Osteopenia refers to decreased calcification or density of bone. Having osteopenia places a person at risk for developing osteoporosis, a more serious condition that causes bones to become brittle and possibly break. Bone density is described in relationship to what it should be in young women; it is expressed as a standard deviation from the mean (average) bone density in a 35-year-old. Within 1 standard deviation of the mean in either direction is considered normal. A bone density within the range of 1 to 2.5 standard deviations below the mean is defined as osteopenia, and greater than 2.5 standard deviations below the mean is osteoporosis.

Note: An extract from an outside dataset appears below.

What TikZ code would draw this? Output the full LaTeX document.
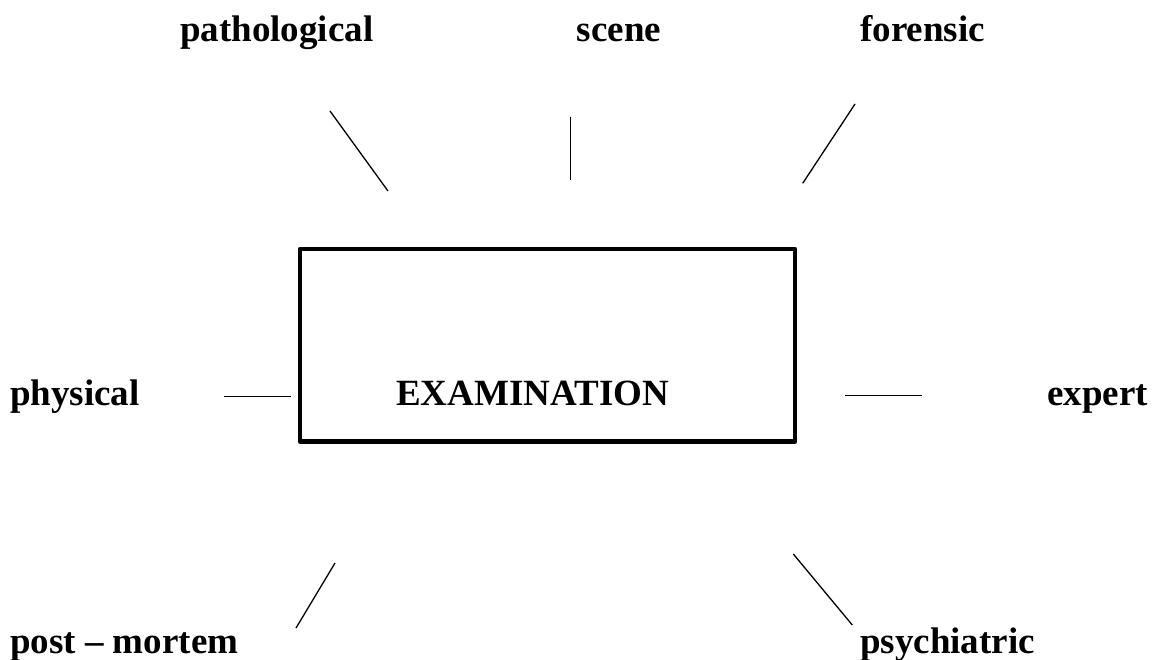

The thinning of the bones that occurs with osteoporosis increases the risk of fractures. Hip fractures, in particular, can be quite devastating in elderly women. In the United States alone, the cost -- both direct (hospitalization, surgery, doctor's visits) and indirect (lost time from work) -- from fractures exceeds $7 *billion* annually! Risk factors for osteopenia and osteoporosis include genetic predisposition, sedentary lifestyle, low dietary intake of calcium and vitamin D, petite stature and small bone structure, long-term use of steroids or heparin, cigarette smoking, and declining levels of estrogen after menopause. Some of these factors -- like genes and bone structure -- are things you are stuck with, but many of these risk factors are easy to modify. Doing regular weight-bearing exercise throughout life, ensuring adequate calcium intake and avoiding smoking are ways not only to improve bone health, but health in general. After menopause, bone loss becomes much more rapid; hormone replacement can slow or stop this loss.
If your history suggests you may be a risk for osteoporosis and you are nearing menopause, then a bone density test is a good idea. If the test indicates you already have osteopenia, which precedes osteoporosis, you may take steps to slow additional bone loss. The results may help you make a decision about starting estrogen after menopause. Estrogen is still the best preventive measure, although newer drugs like Evista and Fosamax provide an alternative.